Abstract
Harnessing artificial intelligence for de novo drug design
Artificial intelligence (AI) is fueling computer-aided drug and molecule discovery. Chemical language models (CLMs) are one of the most recent additions to the medicinal chemist’s toolkit for AI-driven molecule design. CLMs can be used to generate novel molecules in the form of strings (e.g., SMILES or amino-acid sequences) without relying on human-engineered assembly rules. Thanks to such a ‘rule-free’ character, CLMs allow navigating the chemical space and generating focused chemical libraries. In multiple instances, CLMs have shown able to learn “grammar” rules for molecule construction, and to implicitly capture “semantic” features, such as physicochemical properties, bioactivity, and chemical synthesizability.

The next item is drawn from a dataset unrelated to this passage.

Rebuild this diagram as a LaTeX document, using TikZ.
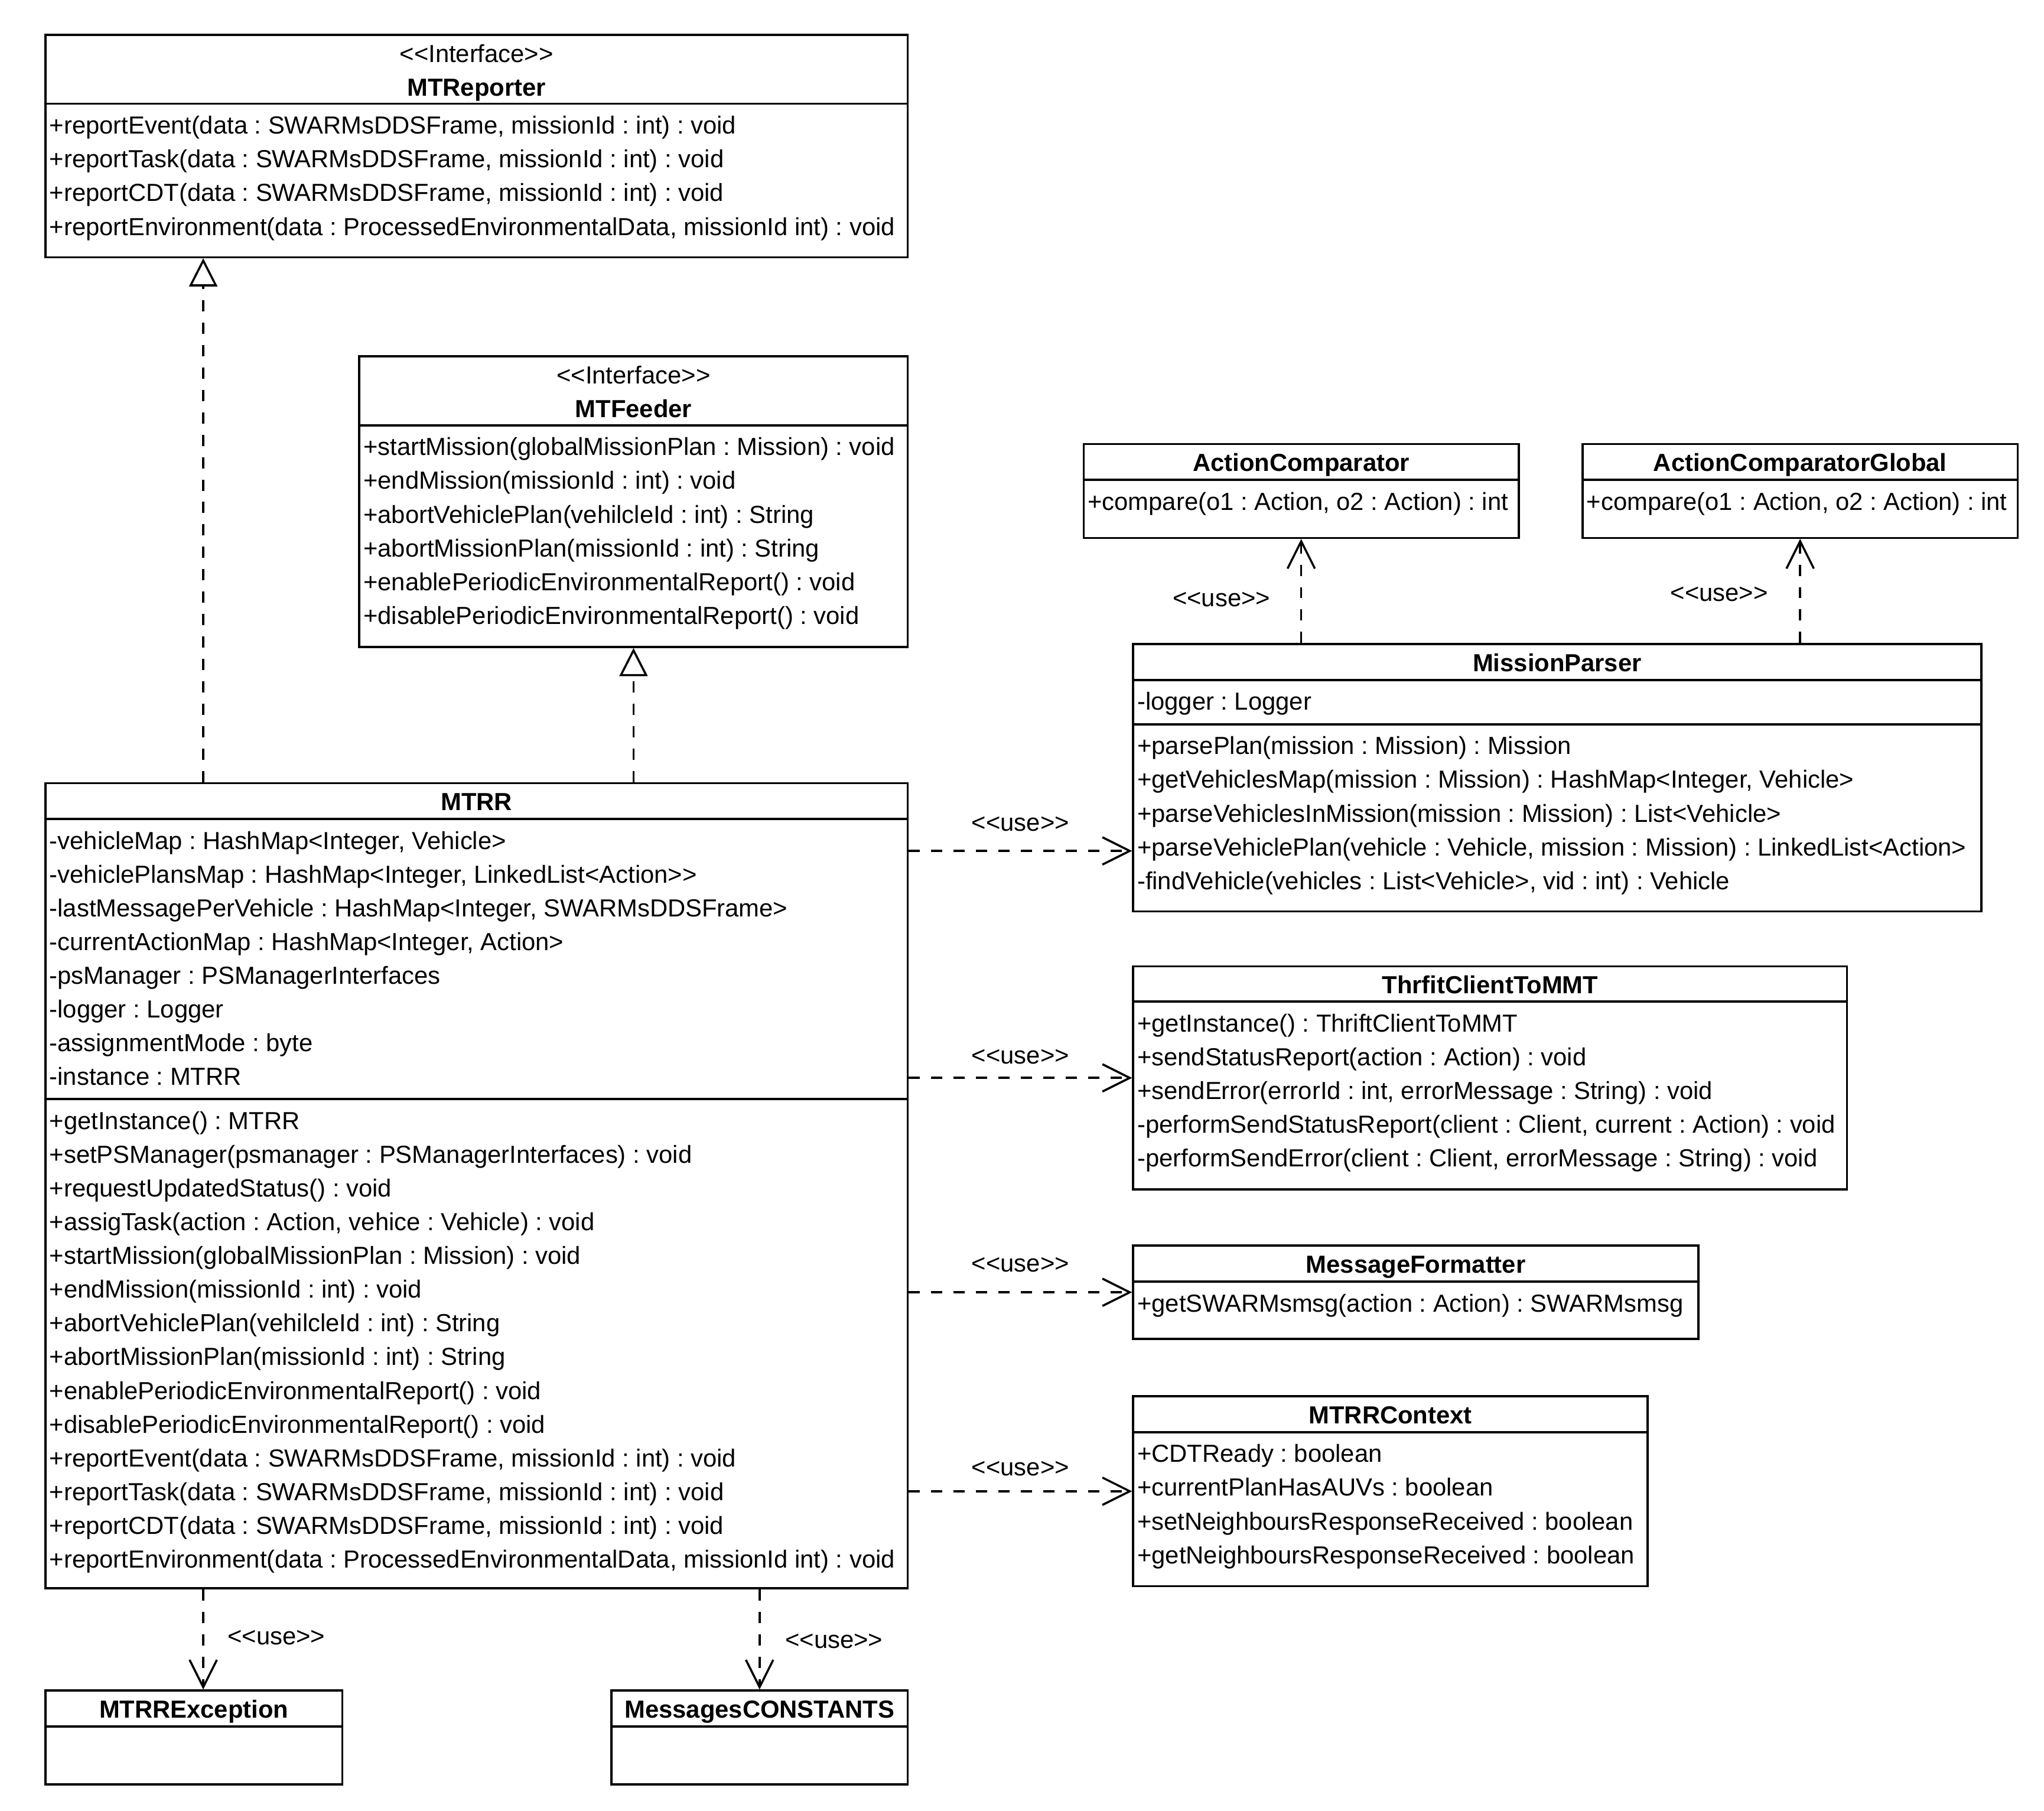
\documentclass[tikz,border=0pt]{standalone}
\usepackage{fontspec}
\newfontfamily\umlfont{Liberation Sans}
\usetikzlibrary{shapes.multipart,arrows.meta,positioning}

\newlength\ul
\setlength\ul{0.5pt}
\newlength\vl
\setlength\vl{0.4985pt}
\newcommand{\stereo}[1]{<\kern0pt<#1>\kern0pt>}
% header compartment: width, height, text
\newcommand{\chead}[3]{\parbox[c][#2\vl][t]{#1\ul}{\vspace*{1.0pt}\centering\strut #3}}
% member compartment: width, height, lines
\newcommand{\cpart}[3]{\parbox[c][#2\vl][t]{#1\ul}{\vspace*{2.1pt}\raggedright\leftskip=1.6pt\strut #3}}

\begin{document}
\frenchspacing
\begin{tikzpicture}[
    x=0.5pt, y=-0.4985pt,
    font={\umlfont\fontsize{9.47}{12.95}\selectfont},
    umlclass/.style={rectangle split, rectangle split parts=#1, draw,
      line width=0.8pt, inner sep=0pt, anchor=north west},
    realize/.style={line width=0.8pt, dash pattern=on 4.3pt off 4.3pt,
      -{Triangle[open, length=10.8pt, width=10.8pt]}},
    dep/.style={line width=0.8pt, dash pattern=on 4.3pt off 4.3pt,
      -{Straight Barb[length=10.5pt, width=10.5pt]}},
    usetext/.style={inner sep=0pt}
  ]
  \useasboundingbox (0,0) rectangle (1569,1394);

  % Interfaces
  \node[umlclass=2] (reporter) at (34,26) {%
    \chead{662}{51.5}{\stereo{Interface}\\\textbf{MTReporter}}%
    \nodepart{second}\cpart{662}{116.5}{%
      +reportEvent(data : SWARMsDDSFrame, missionId : int) : void\\
      +reportTask(data : SWARMsDDSFrame, missionId : int) : void\\
      +reportCDT(data : SWARMsDDSFrame, missionId : int) : void\\
      +reportEnvironment(data : ProcessedEnvironmentalData, missionId int) : void}};

  \node[umlclass=2] (feeder) at (275,273.5) {%
    \chead{421}{51.5}{\stereo{Interface}\\\textbf{MTFeeder}}%
    \nodepart{second}\cpart{421}{169}{%
      +startMission(globalMissionPlan : Mission) : void\\
      +endMission(missionId : int) : void\\
      +abortVehiclePlan(vehilcleId : int) : String\\
      +abortMissionPlan(missionId : int) : String\\
      +enablePeriodicEnvironmentalReport() : void\\
      +disablePeriodicEnvironmentalReport() : void}};

  % Comparators
  \node[umlclass=2] (comp) at (831,341) {%
    \chead{334}{26}{\textbf{ActionComparator}}%
    \nodepart{second}\cpart{334}{43}{+compare(o1 : Action, o2 : Action) : int}};

  \node[umlclass=2] (compglobal) at (1214,341) {%
    \chead{334}{26}{\textbf{ActionComparatorGlobal}}%
    \nodepart{second}\cpart{334}{43}{+compare(o1 : Action, o2 : Action) : int}};

  \node[umlclass=3] (parser) at (869,495) {%
    \chead{651}{26}{\textbf{MissionParser}}%
    \nodepart{second}\cpart{651}{32.5}{-logger : Logger}%
    \nodepart{third}\cpart{651}{142.5}{%
      +parsePlan(mission : Mission) : Mission\\
      +getVehiclesMap(mission : Mission) : HashMap<Integer, Vehicle>\\
      +parseVehiclesInMission(mission : Mission) : List<Vehicle>\\
      +parseVehiclePlan(vehicle : Vehicle, mission : Mission) : LinkedList<Action>\\
      -findVehicle(vehicles : List<Vehicle>, vid : int) : Vehicle}};

  % Main class
  \node[umlclass=3] (mtrr) at (34,602) {%
    \chead{662}{26}{\textbf{MTRR}}%
    \nodepart{second}\cpart{662}{214}{%
      -vehicleMap : HashMap<Integer, Vehicle>\\
      -vehiclePlansMap : HashMap<Integer, LinkedList<Action>\kern0pt>\\
      -lastMessagePerVehicle : HashMap<Integer, SWARMsDDSFrame>\\
      -currentActionMap : HashMap<Integer, Action>\\
      -psManager : PSManagerInterfaces\\
      -logger : Logger\\
      -assignmentMode : byte\\
      -instance : MTRR}%
    \nodepart{third}\cpart{662}{375}{%
      +getInstance() : MTRR\\
      +setPSManager(psmanager : PSManagerInterfaces) : void\\
      +requestUpdatedStatus() : void\\
      +assigTask(action : Action, vehice : Vehicle) : void\\
      +startMission(globalMissionPlan : Mission) : void\\
      +endMission(missionId : int) : void\\
      +abortVehiclePlan(vehilcleId : int) : String\\
      +abortMissionPlan(missionId : int) : String\\
      +enablePeriodicEnvironmentalReport() : void\\
      +disablePeriodicEnvironmentalReport() : void\\
      +reportEvent(data : SWARMsDDSFrame, missionId : int) : void\\
      +reportTask(data : SWARMsDDSFrame, missionId : int) : void\\
      +reportCDT(data : SWARMsDDSFrame, missionId : int) : void\\
      +reportEnvironment(data : ProcessedEnvironmentalData, missionId int) : void}};

  % Helpers on the right
  \node[umlclass=2] (thrift) at (869,743) {%
    \chead{548}{25.6}{\textbf{ThrfitClientToMMT}}%
    \nodepart{second}\cpart{548}{143}{%
      +getInstance() : ThriftClientToMMT\\
      +sendStatusReport(action : Action) : void\\
      +sendError(errorId : int, errorMessage : String) : void\\
      -performSendStatusReport(client : Client, current : Action) : void\\
      -performSendError(client : Client, errorMessage : String) : void}};

  \node[umlclass=2] (formatter) at (869,958) {%
    \chead{434}{26.2}{\textbf{MessageFormatter}}%
    \nodepart{second}\cpart{434}{42.5}{+getSWARMsmsg(action : Action) : SWARMsmsg}};

  \node[umlclass=2] (context) at (869,1074) {%
    \chead{395}{26}{\textbf{MTRRContext}}%
    \nodepart{second}\cpart{395}{117}{%
      +CDTReady : boolean\\
      +currentPlanHasAUVs : boolean\\
      +setNeighboursResponseReceived : boolean\\
      +getNeighboursResponseReceived : boolean}};

  % Bottom classes
  \node[umlclass=2] (exception) at (34,1300.5) {%
    \chead{228}{26}{\textbf{MTRRException}}%
    \nodepart{second}\cpart{228}{43}{}};

  \node[umlclass=2] (constants) at (468.5,1300.5) {%
    \chead{227.5}{26}{\textbf{MessagesCONSTANTS}}%
    \nodepart{second}\cpart{227.5}{43}{}};

  % Realizations
  \coordinate (leftline) at ([xshift=122\ul]mtrr.north west);
  \draw[realize] (leftline) -- (leftline |- reporter.south);
  \draw[realize] (mtrr.north -| feeder.south) -- (feeder.south);

  % Dependencies
  \draw[dep] (parser.north -| comp.south) -- node[usetext, left=11.5pt, pos=0.42] {\stereo{use}} (comp.south);
  \draw[dep] (parser.north -| compglobal.south) -- node[usetext, left=12pt, pos=0.47] {\stereo{use}} (compglobal.south);
  \draw[dep] ([yshift=-53\vl]mtrr.north east) -- node[usetext, above=7.2pt] {\stereo{use}} ([yshift=-160\vl]parser.north west);
  \draw[dep] (mtrr.east |- thrift.west) -- node[usetext, above=5pt] {\stereo{use}} (thrift.west);
  \draw[dep] (mtrr.east |- formatter.west) -- node[usetext, above=7.3pt] {\stereo{use}} (formatter.west);
  \draw[dep] (mtrr.east |- context.west) -- node[usetext, above=5.5pt] {\stereo{use}} (context.west);
  \coordinate (lowline) at ([xshift=122\ul]mtrr.south west);
  \draw[dep] (lowline) -- node[usetext, right=9pt, pos=0.48] {\stereo{use}} (lowline |- exception.north);
  \draw[dep] (mtrr.south -| constants.north) -- node[usetext, right=9.5pt, pos=0.52] {\stereo{use}} (constants.north);
\end{tikzpicture}
\end{document}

This talk will illustrate some successful applications of CLMs to design novel bioactive compounds from scratch, e.g., natural-product-inspired modulators of nuclear receptors,4d and in combination with automated synthesis. Moreover, the talk will provide a personal perspective on current limitations and future opportunities for AI in medicinal and organic chemistry, to accelerate molecule discovery and chemical space exploration.
Biography
Francesca Grisoni is a Tenure Track Assistant Professor at the Eindhoven University of Technology (Chemical Biology, Dept. Biomedical Engineering), where she leads the Molecular Machine Learning team. After receiving her PhD in 2016 at the University of Milano-Bicocca, with a dissertation on machine learning for (eco)toxicology, Francesca worked as a data scientist and as a biostatistical consultant for the pharmaceutical industry. Later, she joined the University of Milano-Bicocca (in 2017) and the ETH Zurich (in 2019) as a postdoctoral researcher, working on machine learning for drug discovery and molecular property prediction. Her current research focuses on developing novel chemistry-centered AI methods to augment human intelligence in drug discovery, at the interface between computation and prospective application.